The trade union-supported NDP and the ostensibly left BQ both opposed the decision to extend yet again Canada’s participation in the Afghan War, although in the case of the BQ this opposition was largely confined to the government’s failure to bring the issue before parliament for a vote.

But during the election campaign, both parties have failed to raise the Afghan war. Nor, beyond the government’s proposed purchase of the US fifth-generation fighter, the F-35, have the NDP and BQ made an issue of the explosion in Canada’s military spending. In this they are being true to form.

Both the NDP and BQ long publicly supported Canada’s participation in the Afghan war, including the leading role the CAF has played in suppressing resistance to the US-NATO occupation in southern Afghanistan. When BQ leader Gilles Duceppe visited Washington to meet with US officials and politicians last October, he pointed to the BQ’s support for the Afghan War as proof that an independent Quebec can be counted on to assist US imperialism in policing the world.

Although in 2008, as today, the majority of Canadians were opposed to the CAF’s role in sustaining Afghanistan’s corrupt, US-installed government, both the NDP and BQ refused to make the war an issue in the last federal election campaign. Then in December 2008, both parties pledged to support an abortive Liberal-NDP coalition that was committed to waging war in Afghanistan through 2011.

While the NDP has remained silent about the Afghan war in the current election campaign, federal party leader Jack Layton did devote the party’s largest campaign event to date, last Saturday, to presenting the NDP’s policy for CAF veterans.

Certainly the Conservative government’s treatment of the veterans—which has included attempts to force those gravely wounded or psychologically damaged during their Afghan deployment to forego their entitlement to longterm disability benefits—should be condemned. The CAF’s rank-and-file soldiers, who are disproportionately drawn from the impoverished Atlantic provinces and other economically depressed regions, are also victims of the Canadian elite’s turn toward war.

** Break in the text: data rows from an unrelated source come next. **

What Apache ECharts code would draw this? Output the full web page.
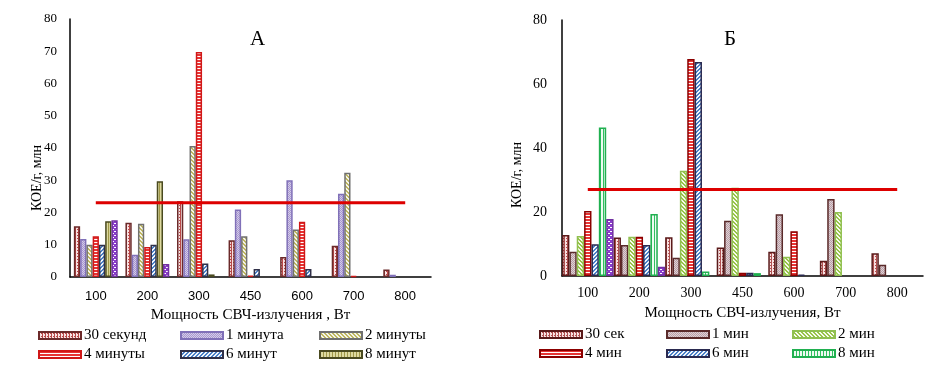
<!DOCTYPE html>
<html><head><meta charset="utf-8">
<script src="https://cdn.jsdelivr.net/npm/echarts@6/dist/echarts.min.js"></script>
<style>html,body{margin:0;padding:0;background:#fff}#c{width:943px;height:373px}</style>
</head><body><div id="c"></div>
<script>
// ---------- DATA ----------
const categories = ['100','200','300','450','600','700','800'];
const namesA = ['30 секунд','1 минута','2 минуты','4 минуты','6 минут','8 минут'];
const namesB = ['30 сек','1 мин','2 мин','4 мин','6 мин','8 мин'];
// Panel А
const a30s  = [15.7, 16.8, 23.5, 11.4, 6.2, 9.7, 2.3];
const a1m   = [11.8, 6.9, 11.7, 20.9, 30.0, 25.8, 0.7];
const a2m   = [10.0, 16.5, 40.6, 12.6, 14.7, 32.3, 0];
const a4m   = [12.6, 9.3, 69.8, 0.4, 17.1, 0.3, 0];
const a6m   = [10.0, 10.0, 4.2, 2.5, 2.5, 0, 0];
const a8m   = [17.3, 29.7, 0.8, 0, 0, 0, 0];
const aExtra = [17.6, 4.0, 0, 0, 0, 0, 0];
const aThreshold = [23, 23, 23, 23, 23, 23, 23];
// Panel Б
const b30s  = [12.8, 12.0, 12.1, 8.9, 7.6, 4.8, 7.1];
const b1m   = [7.6, 9.7, 5.7, 17.3, 19.3, 24.1, 3.5];
const b2m   = [12.5, 12.3, 32.9, 27.6, 6.0, 20.0, 0];
const b4m   = [20.3, 12.3, 67.8, 1.0, 14.0, 0, 0];
const b6m   = [9.9, 9.7, 66.9, 1.0, 0.4, 0, 0];
const b8m   = [46.4, 19.4, 1.4, 0.9, 0, 0, 0];
const bExtra = [17.8, 2.9, 0, 0, 0, 0, 0];
const bThreshold = [27, 27, 27, 27, 27, 27, 27];

// ---------- PATTERNS ----------
function pat(w, h, bg, draw) {
  const c = document.createElement('canvas'); c.width = w; c.height = h;
  const x = c.getContext('2d'); x.fillStyle = bg; x.fillRect(0, 0, w, h);
  draw(x); return { image: c, repeat: 'repeat' };
}
function dots(bg, fg) { return pat(3, 3, bg, x => { x.fillStyle = fg; x.fillRect(0, 0, 1, 3); x.fillRect(2, 1, 1, 1); }); }
function checker(bg, fg) { return pat(2, 2, bg, x => { x.fillStyle = fg; x.fillRect(0, 0, 1, 1); x.fillRect(1, 1, 1, 1); }); }
function back(bg, fg) { return pat(4, 4, bg, x => { x.fillStyle = fg; for (let i = 0; i < 4; i++) { x.fillRect(i, i, 1, 1); x.fillRect(i, (i + 1) % 4, 1, 1); } }); }
function fwd(bg, fg) { return pat(4, 4, bg, x => { x.fillStyle = fg; for (let i = 0; i < 4; i++) { x.fillRect(i, 3 - i, 1, 1); x.fillRect(i, (4 - i) % 4, 1, 1); } }); }
function hstripe(bg, fg) { return pat(1, 3, bg, x => { x.fillStyle = fg; x.fillRect(0, 2, 1, 1); }); }
function vstripe(bg, fg) { return pat(3, 1, bg, x => { x.fillStyle = fg; x.fillRect(0, 0, 1, 1); }); }
function cross(bg, fg) { return pat(4, 4, bg, x => { x.fillStyle = fg; x.fillRect(1, 1, 1, 1); x.fillRect(3, 3, 1, 1); x.fillRect(0,1,1,1); x.fillRect(2,3,1,1);}); }

const stylesA = [
  { fill: dots('#f8e2e2', '#b84848'), border: '#6b2a2a' },
  { fill: checker('#d4cce8', '#a898d0'), border: '#8070b8' },
  { fill: back('#f4f4ea', '#c0b860'), border: '#707070' },
  { fill: hstripe('#e83434', '#ffffff'), border: '#d01818' },
  { fill: fwd('#f2f6fc', '#4a80c8'), border: '#303048' },
  { fill: vstripe('#dedaa0', '#a09848'), border: '#4a4a20' },
  { fill: cross('#8a3ccc', '#ffffff'), border: '#7030a0' }
];
const stylesB = [
  { fill: dots('#f8e2e2', '#b05050'), border: '#5a1a1a' },
  { fill: checker('#e0d0d4', '#b8a0a8'), border: '#5a2a2a' },
  { fill: back('#f6faee', '#98c448'), border: '#90c050' },
  { fill: hstripe('#e83434', '#ffffff'), border: '#8b0000' },
  { fill: fwd('#f2f6fc', '#4a80c8'), border: '#2a2a50' },
  { fill: vstripe('#eefaf2', '#30c060'), border: '#20b050' },
  { fill: cross('#8a3ccc', '#ffffff'), border: '#7030a0' }
];

const serif = 'Liberation Serif';
const dataA = [a30s, a1m, a2m, a4m, a6m, a8m, aExtra];
const dataB = [b30s, b1m, b2m, b4m, b6m, b8m, bExtra];

const series = [];
function addBars(names, data, styles, idx, gap) {
  data.forEach((d, i) => {
    series.push({
      type: 'bar', name: i < 6 ? names[i] : (idx === 0 ? 'А-доп' : 'Б-доп'),
      xAxisIndex: idx, yAxisIndex: idx, data: d.map(v => (v === 0 ? null : v)),
      barGap: '0%', barCategoryGap: gap,
      itemStyle: { color: styles[i].fill, borderColor: styles[i].border, borderWidth: 1.5 },
      emphasis: { disabled: true }
    });
  });
}
addBars(namesA, dataA, stylesA, 0, '15%');
addBars(namesB, dataB, stylesB, 1, '0%');
series.push({ type: 'line', name: 'порог А', xAxisIndex: 0, yAxisIndex: 0, data: aThreshold, symbol: 'none', z: 10, lineStyle: { color: '#dd0000', width: 3 } });
series.push({ type: 'line', name: 'порог Б', xAxisIndex: 1, yAxisIndex: 1, data: bThreshold, symbol: 'none', z: 10, lineStyle: { color: '#dd0000', width: 3 } });

const legends = [];
const legPosA = [[38, 328], [180, 328], [319, 328], [38, 347], [180, 347], [319, 347]];
const legPosB = [[539, 327], [666, 327], [792, 327], [539, 346], [666, 346], [792, 346]];
function addLegends(names, pos) {
  names.forEach((n, i) => legends.push({
    data: [n], left: pos[i][0], top: pos[i][1], itemWidth: 42, itemHeight: 7, itemGap: 4,
    selectedMode: false, icon: 'rect', padding: 0,
    itemStyle: { borderWidth: 2 },
    textStyle: { fontFamily: serif, fontSize: 15, color: '#000', padding: [0, 0, 0, -2] }
  }));
}
addLegends(namesA, legPosA);
addLegends(namesB, legPosB);

const axisLine = { show: true, lineStyle: { color: '#000', width: 1.5 } };
const option = {
  animation: false,
  title: [
    { text: 'А', left: 245, top: 24, textStyle: { fontFamily: serif, fontSize: 21, fontWeight: 'normal', color: '#000' } },
    { text: 'Б', left: 719, top: 24, textStyle: { fontFamily: serif, fontSize: 21, fontWeight: 'normal', color: '#000' } }
  ],
  legend: legends,
  grid: [
    { left: 70, width: 361, top: 19, height: 258 },
    { left: 562, width: 361, top: 20, height: 256 }
  ],
  xAxis: [
    { type: 'category', gridIndex: 0, data: categories, axisLine, axisTick: { show: false },
      axisLabel: { fontFamily: 'Liberation Sans', fontSize: 13, color: '#000', margin: 13 },
      name: 'Мощность СВЧ-излучения , Вт', nameLocation: 'middle', nameGap: 30,
      nameTextStyle: { fontFamily: serif, fontSize: 15, color: '#000' } },
    { type: 'category', gridIndex: 1, data: categories, axisLine, axisTick: { show: false },
      axisLabel: { fontFamily: serif, fontSize: 14, color: '#000', margin: 10 },
      name: 'Мощность СВЧ-излучения, Вт', nameLocation: 'middle', nameGap: 30,
      nameTextStyle: { fontFamily: serif, fontSize: 15, color: '#000' } }
  ],
  yAxis: [
    { type: 'value', gridIndex: 0, min: 0, max: 80, interval: 10, axisLine, axisTick: { show: false }, splitLine: { show: false },
      axisLabel: { fontFamily: serif, fontSize: 13, color: '#000', margin: 13 } },
    { type: 'value', gridIndex: 1, min: 0, max: 80, interval: 20, axisLine, axisTick: { show: false }, splitLine: { show: false },
      axisLabel: { fontFamily: serif, fontSize: 14, color: '#000', margin: 15 } }
  ],
  graphic: [
    { type: 'text', x: 37, y: 178, rotation: Math.PI / 2, style: { text: 'КОЕ/г, млн', font: '14px "Liberation Serif"', fill: '#000', align: 'center', verticalAlign: 'middle' } },
    { type: 'text', x: 517, y: 175, rotation: Math.PI / 2, style: { text: 'КОЕ/г, млн', font: '14px "Liberation Serif"', fill: '#000', align: 'center', verticalAlign: 'middle' } }
  ],
  series
};
const chart = echarts.init(document.getElementById('c'), null, { renderer: 'canvas' });
chart.setOption(option);
</script></body></html>
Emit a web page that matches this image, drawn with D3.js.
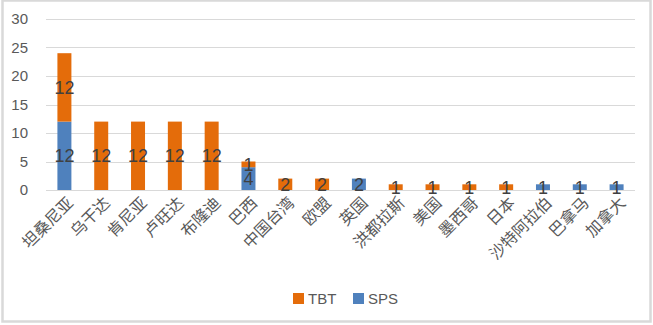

But the NDP’s criticisms of the Harper government’s treatment of veterans had nothing to do with opposing militarism and exposing the hypocrisy of the Canadian ruling class, which is using young men and women as cannon fodder in advancing an imperialist foreign policy. Rather it echoes the reactionary claims that have been at the heart of the Conservatives’ promotion of militarism and the Afghan War—that the CAF “serves Canadians” and makes sacrifices to defend Canada and uphold “our values.”

Millions of Canadians are opposed to the aggressive agenda of the Canadian elite—an agenda that has now embroiled the country for the first time ever in two imperialist wars simultaneously. But as the support of all the official parties for the war on Libya and their continuing complicity in the occupation of Afghanistan demonstrate, working people have no means of articulating their opposition to imperialist war through the current political set up. Only the development of a mass socialist party that links the struggle against war to opposition to the bourgeoisie’s dismantling of public services and the defence of worker and democratic rights can provide a genuine vehicle for the working class to assert and fight for its class interests.